Le sentiment d’appartenance

La saison 2007 de baseball des Indians de Cleveland a été marquée par un événement sortant quelque peu de l’ordinaire. Mis à part leur défaite en finale de la Ligue américaine face aux futurs champions bostonnais, les spectateurs ont vécu tout un émoi lorsque l’étoile de basketball local, Lebron James, leader des Cavaliers de Cleveland, a arboré une casquette des Yankees de New York, au cours d’un affrontement entre les deux équipes. Ni une, ni deux, les lignes ouvertes radiophoniques dédiées au sport ont été submergées de plaintes d’amateurs outrés par un tel comportement. En effet, Lebron James est l’icône sportive de Cleveland et l’un des meilleurs basketteurs du monde, il est donc facilement compréhensible que certaines personnes aient pu êtres choqués par cette partisanerie mal placée.

Cette affaire soulève une question primordiale dans le sport: le sentiment d’appartenance. Autant il ne fait aucun doute que les amateurs sont attachés à leur ville, autant il en est tout autrement lorsqu’il s’agit de définir l’attachement d’un joueur à son équipe d’adoption. Plusieurs facteurs peuvent motiver un athlète à choisir une ville: sa notoriété, sa culture de la victoire, ses partisans, sa beauté. Mais, il ne faut pas se leurrer, la plupart du temps, les joueurs sont attirés par les avantages financiers proposés par les organisations. Par exemple, Samuel Eto’o, joueur de soccer camerounais de Barcelone, a failli accepter une offre émanant d’une obscure équipe ouzbek cet été. Sans vouloir dénigrer l’Ouzbékistan, il me semble que cette destination est loin d’être très sexy, sportivement parlant. Oublions aussi les innombrables joueurs qui choisissent le championnat qatarite pour remplir un peu plus leur compte en banque.

Les sportifs jetables
Dans une société où tout va très vite, la consommation est l’image de cette société: rapide et jetable. Lorsque l’on n’aime plus un produit, on le jette à la poubelle ou au recyclage. Dans le sport, c’est la même chose: les contrats sont de plus en plus flexibles et précaires. Les joueurs aux calibres moins élevés peuvent ainsi signer des contrats allant d’une dizaine de jours à quelques mois, pour les plus chanceux. Comment voulez-vous qu’un joueur ayant évolué dans quatre équipes différentes en deux saisons, puissent se sentir appartenant à une organisation ou à une ville? Son réflexe premier sera de séduire l’encadrement de l’équipe pour continuer à pratiquer son métier. Peu importe que ce soit dans une ville X ou Y, il faut qu’il joue.

Les amateurs pointent aussi du doigt le peu de sportifs locaux évoluant au sein de leur équipe.
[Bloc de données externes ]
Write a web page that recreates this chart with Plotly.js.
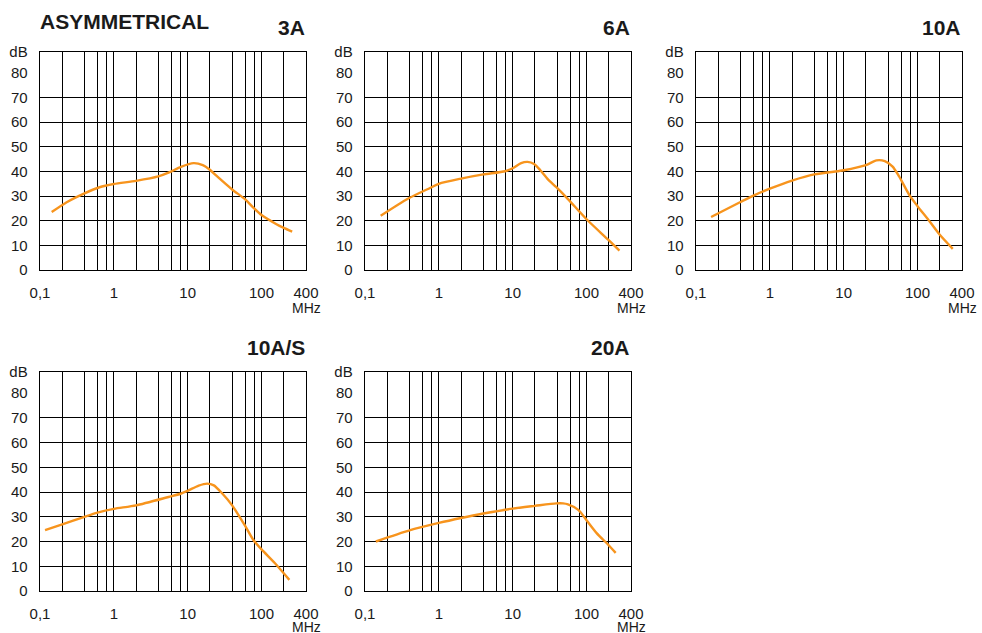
<!DOCTYPE html>
<html>
<head>
<meta charset="utf-8">
<script src="https://cdn.plot.ly/plotly-3.0.1.min.js"></script>
<style>html,body{margin:0;padding:0;background:#fff;}#chart{width:982px;height:633px;}</style>
</head>
<body>
<div id="chart"></div>
<script>
// ---- data (frequency in MHz, attenuation in dB) ----
const panelTitles = ['3A', '6A', '10A', '10A/S', '20A'];
const mainTitle = 'ASYMMETRICAL';

const f3A  = [0.144, 0.23, 0.4, 0.64, 1, 2, 4, 5.6, 8.1, 12, 16, 20, 24, 40, 60, 80, 100, 157, 200, 260];
const db3A = [23.5, 27.5, 31.1, 33.6, 34.9, 36.2, 38, 39.6, 41.9, 43.4, 42.6, 40.7, 38.5, 32.7, 28.7, 24.9, 22.3, 18.7, 17.1, 15.6];

const f6A  = [0.163, 0.386, 0.76, 1, 2, 4, 7.9, 10, 13, 15.9, 19.5, 23.5, 30, 39, 56, 100, 198, 279];
const db6A = [22.0, 29, 33.3, 35, 37.1, 38.8, 40.1, 41.3, 43.4, 43.9, 43, 40.6, 36.8, 33.6, 28.8, 20.6, 12.2, 7.9];

const f10A  = [0.16, 0.4, 0.6, 1, 2, 4, 8.2, 10, 20, 27.8, 36, 46, 56, 78, 100, 146, 200, 300];
const db10A = [21.5, 27.6, 30.2, 33, 36.3, 38.8, 40.1, 40.5, 42.6, 44.5, 44.2, 42.0, 38.1, 30.3, 25.9, 19.7, 14.3, 8.6];

const f10AS  = [0.117, 0.2, 0.4, 0.6, 1, 2, 5.5, 8, 10, 14.1, 18.4, 22.6, 29, 40, 60, 78, 100, 152, 238];
const db10AS = [24.6, 26.9, 30.0, 31.7, 33.2, 34.6, 38.0, 39.3, 40.5, 42.6, 43.4, 42.7, 39.6, 34.6, 26.3, 20.5, 16.8, 11.2, 4.5];

const f20A  = [0.14, 0.4, 1, 2, 4, 10, 20, 39, 48, 56, 78, 100, 137, 198, 248];
const db20A = [20, 24.5, 27.5, 29.5, 31.3, 33.3, 34.4, 35.4, 35.4, 35, 32.7, 28.6, 23.4, 18.6, 15.4];

const xTickVals = [0.1, 1, 10, 100, 400];
const xTickText = ['0,1', '1', '10', '100', '400'];
const xGridVals = [0.2, 0.4, 0.6, 0.8, 2, 4, 6, 8, 20, 40, 60, 80, 200];
const yTickVals = [0, 10, 20, 30, 40, 50, 60, 70, 80, 88.5];
const yTickText = ['0', '10', '20', '30', '40', '50', '60', '70', '80', 'dB'];
const yGridVals = [10, 20, 30, 40, 50, 60, 70];
const xUnit = 'MHz';

// ---- layout ----
const W = 982, H = 633;
const series = [[f3A, db3A], [f6A, db6A], [f10A, db10A], [f10AS, db10AS], [f20A, db20A]];
const boxes = [ // left, right, top, bottom in px
  [40, 306, 52, 270],
  [365, 631, 52, 270],
  [696, 962, 52, 270],
  [40, 306, 372, 591],
  [365, 631, 372, 591]
];
const font = 'Liberation Sans, Arial, Helvetica, sans-serif';
const orange = '#F7941D';
const ink = '#1a1a1a';

const data = [];
const layout = {
  width: W, height: H,
  margin: {l: 0, r: 0, t: 0, b: 0},
  paper_bgcolor: '#fff', plot_bgcolor: '#fff',
  showlegend: false,
  font: {family: font, color: ink, size: 15},
  annotations: [{
    text: '<b>' + mainTitle + '</b>', xref: 'paper', yref: 'paper',
    x: 38 / W, y: 1 - 21.5 / H, xanchor: 'left', yanchor: 'middle',
    showarrow: false, font: {family: font, size: 21, color: ink}
  }]
};

series.forEach((s, i) => {
  const n = i + 1;
  const xa = n === 1 ? 'xaxis' : 'xaxis' + n;
  const ya = n === 1 ? 'yaxis' : 'yaxis' + n;
  const xr = n === 1 ? 'x' : 'x' + n;
  const yr = n === 1 ? 'y' : 'y' + n;
  const b = boxes[i];
  data.push({
    x: s[0], y: s[1], type: 'scatter', mode: 'lines',
    xaxis: xr, yaxis: yr,
    line: {color: orange, width: 2.4, shape: 'spline', smoothing: 0.7},
    hoverinfo: 'skip'
  });
  layout[xa] = {
    type: 'log', range: [Math.log10(0.1), Math.log10(400)],
    domain: [b[0] / W, b[1] / W], anchor: yr,
    tickmode: 'array', tickvals: xTickVals, ticktext: xTickText,
    ticks: '', ticklabelstandoff: 9,
    showgrid: true, gridcolor: '#000', gridwidth: 1,
    minor: {tickmode: 'array', tickvals: xGridVals, showgrid: true, gridcolor: '#000', gridwidth: 1, ticks: ''},
    showline: true, linecolor: '#000', linewidth: 1.3, mirror: true,
    zeroline: false, tickfont: {family: font, size: 15, color: ink},
    fixedrange: true
  };
  layout[ya] = {
    range: [0, 88.5], domain: [1 - b[3] / H, 1 - b[2] / H], anchor: xr,
    tickmode: 'array', tickvals: yTickVals, ticktext: yTickText,
    ticks: '', ticklabelstandoff: 8,
    showgrid: false,
    minor: {tickmode: 'array', tickvals: yGridVals, showgrid: true, gridcolor: '#000', gridwidth: 1, ticks: ''},
    showline: true, linecolor: '#000', linewidth: 1.3, mirror: true,
    zeroline: false, tickfont: {family: font, size: 15, color: ink},
    fixedrange: true
  };
  layout.annotations.push({
    text: '<b>' + panelTitles[i] + '</b>', xref: 'paper', yref: 'paper',
    x: (b[1] + 1) / W, y: 1 - (b[2] - 24.5) / H, xanchor: 'right', yanchor: 'middle',
    showarrow: false, font: {family: font, size: 21, color: ink}
  });
  layout.annotations.push({
    text: xUnit, xref: xr, yref: 'paper',
    x: Math.log10(400), y: 1 - Math.min(b[3] + 38, 626.5) / H, xanchor: 'center', yanchor: 'middle',
    showarrow: false, font: {family: font, size: 14, color: ink}
  });
});

Plotly.newPlot('chart', data, layout, {displayModeBar: false, staticPlot: true});
</script>
</body>
</html>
N’a-t-on pas souvent entendu les partisans montréalais se plaindre du peu de francophones jouant pour les Canadiens? En Europe, l’entrée en vigueur de l’arrêt Bosman durant la saison 1996-97 a autorisé aux clubs d’engager autant de joueurs de l’Union européenne qu’ils le souhaitent. Cette décision a changé totalement le paysage sportif européen et a créé une perte d’identité régionale et nationale des clubs.

Théoriquement, il est important pour un sportif de se sentir lié à une équipe. Mais les décisions juridiques et l’évolution économique du sport professionnel, ont rendu les athlètes égoïstes et enclins à choisir une organisation en fonction de leurs intérêts financiers ou carriéristes, plutôt que de leurs valeurs ou origines. Même l’opportunité de remporter un titre ne fait plus partie des priorités des sportifs.